INSTRUCTIONS FOR THE TASK: Return precisely the span of lines from the top of the material below to the line containing "const yTicks = [0, 10, 20, 30, 40, 50];", both included. Pictures are excluded.

### STORED DATA ###

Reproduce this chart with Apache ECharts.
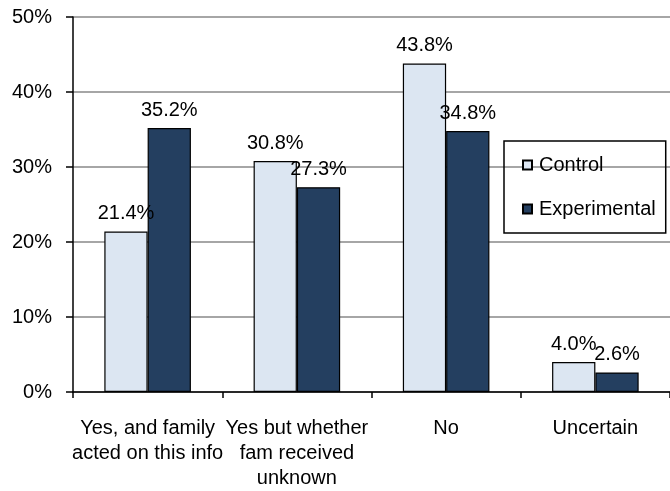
<!DOCTYPE html>
<html>
<head>
<meta charset="utf-8">
<script src="https://cdn.jsdelivr.net/npm/echarts@6/dist/echarts.min.js"></script>
<style>html,body{margin:0;padding:0;background:#fff;}#c{width:670px;height:491px;}</style>
</head>
<body>
<div id="c"></div>
<script>
const categories = ['Yes, and family\nacted on this info', 'Yes but whether\nfam received\nunknown', 'No', 'Uncertain'];
const controlValues = [21.4, 30.8, 43.8, 4.0];
const experimentalValues = [35.2, 27.3, 34.8, 2.6];
const yTicks = [0, 10, 20, 30, 40, 50];

const FONT = 'Liberation Sans';
const FS = 20;
const chart = echarts.init(document.getElementById('c'), null, {renderer: 'canvas'});
const labelCfg = {
  show: true, position: 'top', distance: 8,
  fontFamily: FONT, fontSize: FS, color: '#000',
  formatter: p => p.value.toFixed(1) + '%'
};
chart.setOption({
  animation: false,
  backgroundColor: '#fff',
  textStyle: {fontFamily: FONT},
  grid: {left: 73, right: -8, top: 17, bottom: 95, containLabel: false},
  legend: {
    orient: 'vertical', left: 504, top: 141,
    padding: [14, 10, 14, 18],
    itemGap: 24, itemWidth: 9, itemHeight: 9,
    icon: 'rect',
    borderColor: '#000', borderWidth: 1.5,
    textStyle: {fontFamily: FONT, fontSize: FS, color: '#000', padding: [0, 0, 0, 2]},
    data: ['Control', 'Experimental']
  },
  xAxis: {
    type: 'category', data: categories,
    axisLine: {lineStyle: {color: '#000', width: 1.5}},
    axisTick: {show: true, length: 6, inside: false, alignWithLabel: false, lineStyle: {color: '#000', width: 1.5}},
    axisLabel: {fontFamily: FONT, fontSize: FS, color: '#000', margin: 24, lineHeight: 25, interval: 0}
  },
  yAxis: {
    type: 'value', min: 0, max: 50, interval: 10,
    axisLine: {show: true, lineStyle: {color: '#000', width: 1.5}},
    axisTick: {show: true, length: 7, lineStyle: {color: '#000', width: 1.5}},
    splitLine: {show: true, lineStyle: {color: '#888', width: 1.5}},
    axisLabel: {fontFamily: FONT, fontSize: FS, color: '#000', margin: 21,
      formatter: v => yTicks.includes(v) ? v + '%' : ''}
  },
  series: [
    {name: 'Control', type: 'bar', data: controlValues, barGap: '0%', barCategoryGap: '42%',
     itemStyle: {color: '#dce6f2', borderColor: '#000', borderWidth: 1.2}, label: labelCfg},
    {name: 'Experimental', type: 'bar', data: experimentalValues, barGap: '0%', barCategoryGap: '42%',
     itemStyle: {color: '#243f60', borderColor: '#000', borderWidth: 1.2}, label: labelCfg}
  ]
});
</script>
</body>
</html>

###

RESPONSE TO THIS TASK:
Reproduce this chart with Apache ECharts.
<!DOCTYPE html>
<html>
<head>
<meta charset="utf-8">
<script src="https://cdn.jsdelivr.net/npm/echarts@6/dist/echarts.min.js"></script>
<style>html,body{margin:0;padding:0;background:#fff;}#c{width:670px;height:491px;}</style>
</head>
<body>
<div id="c"></div>
<script>
const categories = ['Yes, and family\nacted on this info', 'Yes but whether\nfam received\nunknown', 'No', 'Uncertain'];
const controlValues = [21.4, 30.8, 43.8, 4.0];
const experimentalValues = [35.2, 27.3, 34.8, 2.6];
const yTicks = [0, 10, 20, 30, 40, 50];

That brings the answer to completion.